The Agenda

Should We Care About Relative Mobility?

My latest column draws on Scott Winship’s excellent “Mobility Impaired” to advance the argument that relative mobility is overrated as a social policy goal (a view that, I should stress, Scott doesn’t necessarily share):

One reason America has less relative mobility than many other rich countries is that the gap separating the top fifth from the bottom fifth is very large. To illustrate, compare a four-person household in Denmark, which has a high level of relative mobility, to one in the United States, which has a low level.

In 2004, Danish households at the 10th percentile earned $25,500, considerably more than the $19,968 income of American households at the 10th percentile. Danish households at the 50th percentile earned around $45,340 against around $53,344 in the U.S. And Danish households at the 90th percentile earned around $70,838 against just under $113,474 in the U.S. Making it from $25,500 to $70,838 is, for obvious reasons, easier than making it from $19,968 to $113,474.

The income distribution in the United States is a bit like an accordion that keeps stretching out as the highest earners do better and better. The accordion is stretching out in most rich countries, but America, and a few other rich countries like Britain and Israel, is at the stretchier end of the spectrum. Though this stretchiness has troubled many observers, it is far from obvious that encouraging well-off Americans to earn less money would somehow strike a blow for social justice.

There are other reasons why Americans born at the bottom of the income distribution tend to stay there. For example, a Pew study found that past incarceration reduces annual incomes by 40 percent. This wouldn’t be a problem if the U.S. incarcerated very few people. But in fact, the U.S. has an extraordinary 715 prisoners for every 100,000 people, compared to 72 per 100,000 in Denmark. And these numbers don’t count the far larger number of ex-offenders who have served their sentences. Though we don’t have good data on the impact of having an incarcerated parent on a child’s future economic prospects, partly because incarceration rates really took off in the 1980s and 1990s, it is hard to imagine that the impact wouldn’t be considerable.

Perhaps the biggest reason why Americans at the bottom get stuck in relative terms is that those who are better off do everything they can to better the lives of their children and to protect them against economic risk. Increasing relative mobility doesn’t just mean that more kids at the bottom will work their way to the top. It also means that more kids at the top will tumble down the economic ladder. To prevent that from happening, affluent families invest heavily in educating their young, since education is seen as a hedge against economic risk. Moreover, parents who have achieved some success tend to be part of social networks that can give their children access to valuable economic opportunities. Even the most committed egalitarian won’t deny her daughter the opportunity to take an internship with a beloved friend and colleague just because other children won’t get the same leg up.

Interestingly, the Pew Economic Mobility Project has found that black children are much more likely to be downwardly mobile that white children.

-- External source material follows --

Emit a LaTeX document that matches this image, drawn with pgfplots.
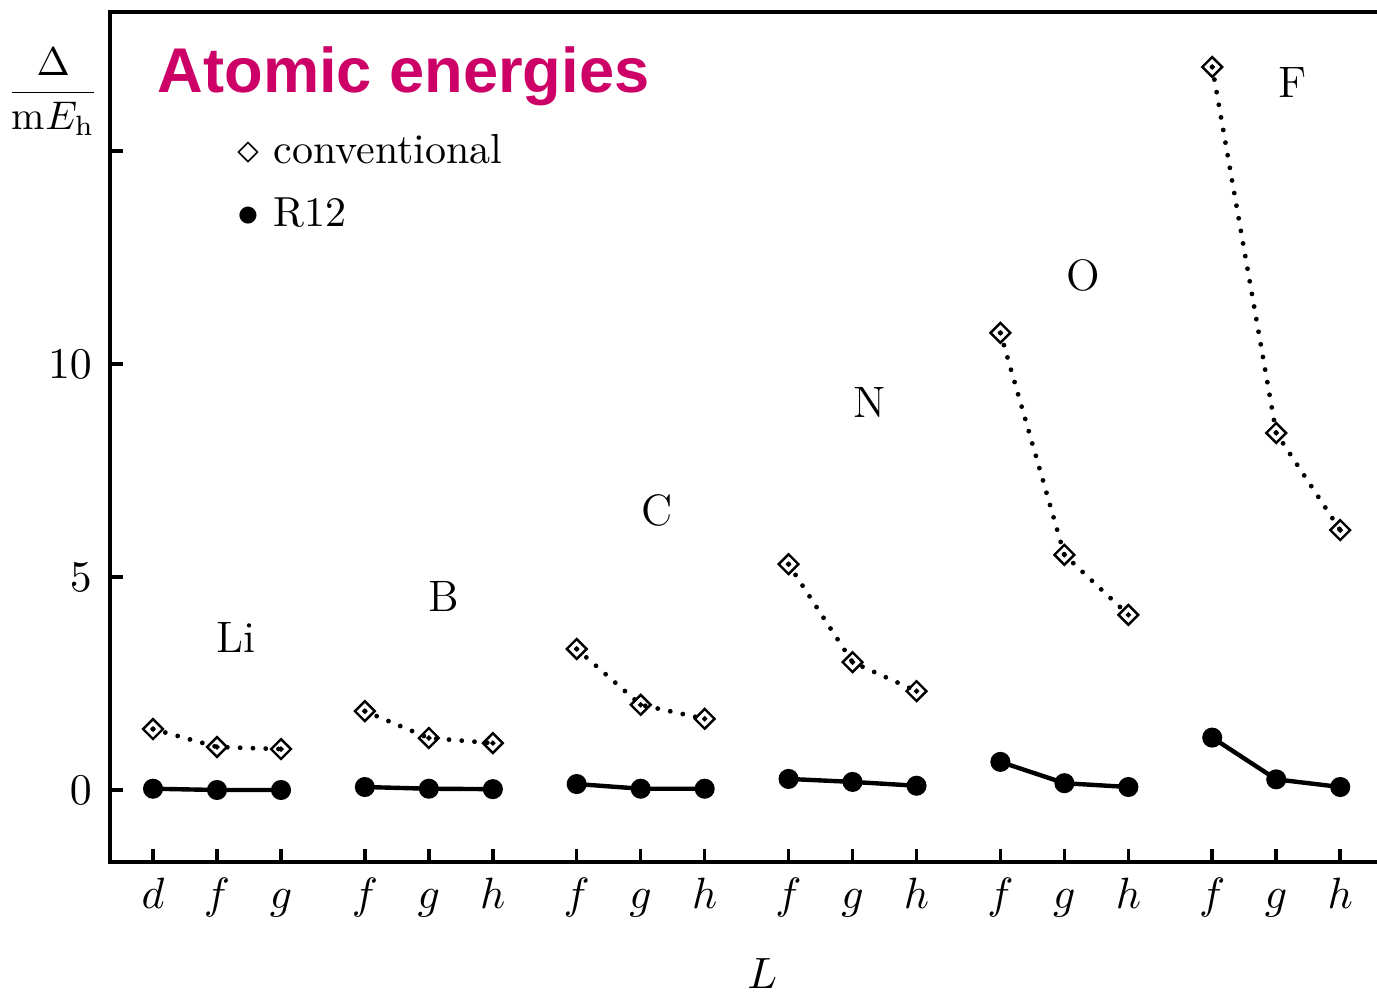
\documentclass[border=0pt]{standalone}
\usepackage{fontspec}
\newfontfamily\titlefont{Liberation Sans}
\usepackage{pgfplots}
\pgfplotsset{compat=1.18}
\definecolor{titlemag}{HTML}{CC0066}

\begin{document}
\begin{tikzpicture}
\begin{axis}[
    scale only axis, width=316.75pt, height=212.5pt,
    xmin=-0.672, xmax=19.125, ymin=-1.69, ymax=18.26,
    axis line style={draw=none},
    tick pos=left, tick align=inside, major tick length=3.2pt,
    tick style={black, line width=0.9pt},
    xtick={0,1,2,3.31,4.31,5.31,6.62,7.62,8.62,9.93,10.93,11.93,13.24,14.24,15.24,16.55,17.55,18.55},
    xticklabels={$d$,$f$,$g$,$f$,$g$,$h$,$f$,$g$,$h$,$f$,$g$,$h$,$f$,$g$,$h$,$f$,$g$,$h$},
    ytick={0,5,10,15}, yticklabels={$0$,$5$,$10$,},
    ticklabel style={font=\fontsize{11}{13}\selectfont},
    xticklabel style={anchor=base, yshift=-11.5pt},
    yticklabel style={xshift=-1pt},
    unbounded coords=jump,
    clip=false,
]
% conventional (dotted line)
\addplot[black, line width=1.2pt, dash pattern=on 0pt off 3.2pt, line cap=round] coordinates {
  (0,1.43) (1,1.01) (2,0.96) (2.6,nan)
  (3.31,1.85) (4.31,1.22) (5.31,1.10) (5.9,nan)
  (6.62,3.31) (7.62,2.00) (8.62,1.67) (9.2,nan)
  (9.93,5.30) (10.93,3.00) (11.93,2.32) (12.5,nan)
  (13.24,10.73) (14.24,5.52) (15.24,4.11) (15.8,nan)
  (16.55,16.97) (17.55,8.38) (18.55,6.10) };
\addplot[only marks, black, mark=square, mark size=1.75pt, mark options={rotate=45, fill=white, line width=0.6pt}] coordinates {
  (0,1.43) (1,1.01) (2,0.96)
  (3.31,1.85) (4.31,1.22) (5.31,1.10)
  (6.62,3.31) (7.62,2.00) (8.62,1.67)
  (9.93,5.30) (10.93,3.00) (11.93,2.32)
  (13.24,10.73) (14.24,5.52) (15.24,4.11)
  (16.55,16.97) (17.55,8.38) (18.55,6.10) };
\addplot[only marks, black, mark=*, mark size=0.45pt] coordinates {
  (0,1.43) (1,1.01) (2,0.96)
  (3.31,1.85) (4.31,1.22) (5.31,1.10)
  (6.62,3.31) (7.62,2.00) (8.62,1.67)
  (9.93,5.30) (10.93,3.00) (11.93,2.32)
  (13.24,10.73) (14.24,5.52) (15.24,4.11)
  (16.55,16.97) (17.55,8.38) (18.55,6.10) };
% R12
\addplot[black, line width=1.1pt, mark=*, mark size=1.95pt, mark options={solid}] coordinates {
  (0,0.03) (1,0.0) (2,0.0) (2.6,nan)
  (3.31,0.07) (4.31,0.03) (5.31,0.02) (5.9,nan)
  (6.62,0.14) (7.62,0.03) (8.62,0.03) (9.2,nan)
  (9.93,0.26) (10.93,0.19) (11.93,0.10) (12.5,nan)
  (13.24,0.66) (14.24,0.16) (15.24,0.07) (15.8,nan)
  (16.55,1.23) (17.55,0.25) (18.55,0.07) };

% frame: left, bottom, top
\draw[line width=1pt] (rel axis cs:1,1) -- (rel axis cs:0,1) -- (rel axis cs:0,0) -- (rel axis cs:1,0);

% element labels
\begin{scope}[every node/.style={font=\fontsize{11}{13}\selectfont}]
\node at (axis cs:1.30,3.57) {Li};
\node at (axis cs:4.55,4.55) {B};
\node at (axis cs:7.875,6.57) {C};
\node at (axis cs:11.2,9.10) {N};
\node at (axis cs:14.53,12.07) {O};
\node at (axis cs:17.81,16.60) {F};
\end{scope}

% legend
\node[anchor=base west, inner sep=0pt, font=\fontsize{10.5}{12.6}\selectfont] at ([xshift=31.75pt, yshift=-38pt]rel axis cs:0,1) {$\diamond$ conventional};
\node[anchor=base west, inner sep=0pt, font=\fontsize{10.5}{12.6}\selectfont] at ([xshift=31.75pt, yshift=-53.75pt]rel axis cs:0,1) {$\bullet$ R12};

% title
\node[anchor=base west, inner sep=0pt, text=titlemag, font=\titlefont\bfseries\fontsize{15.8}{18}\selectfont] at ([xshift=11.75pt, yshift=-20.25pt]rel axis cs:0,1) {Atomic energies};

% y label
\node[font=\fontsize{10}{12}\selectfont] at ([xshift=-14.2pt, yshift=-20pt]rel axis cs:0,1) {$\displaystyle\frac{\Delta}{\mathrm{m}E_{\mathrm{h}}}$};

% x label
\node[anchor=base, inner sep=0pt, font=\fontsize{11}{13}\selectfont] at ([yshift=-31.5pt]axis cs:9.52,-1.69) {$L$};

\coordinate (bbl) at ([xshift=-27.5pt, yshift=-33pt]rel axis cs:0,0);
\coordinate (btr) at ([yshift=3pt]rel axis cs:1,1);
\end{axis}
\pgfresetboundingbox
\path[use as bounding box] (bbl) rectangle (btr);
\end{tikzpicture}
\end{document}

The New York University sociologist Patrick Sharkey attributes this to the fact that black families in the top three-fifths of the income distribution were far more likely than their white counterparts to live in high-poverty neighborhoods. Suffice it to say, it seems far more sensible to try to reduce downward mobility among African-Americans than to try to increase it among whites.

To be sure, there might be an incumbent-protection story here, as Scott has suggested. That is, it is possible that non-black families in the top three-thirds of the income distribution are giving their children advantages that protect them from scrappy upstarts in ways that might damage our growth prospects. That really is a legitimate concern. Yet it doesn’t alter my view that what we should really be concerned about are the sources of stickiness at the bottom, e.g., mass incarceration and the extreme inefficiency of public sector service delivery. 

Reihan Salam is president of the Manhattan Institute and a contributing editor of National Review.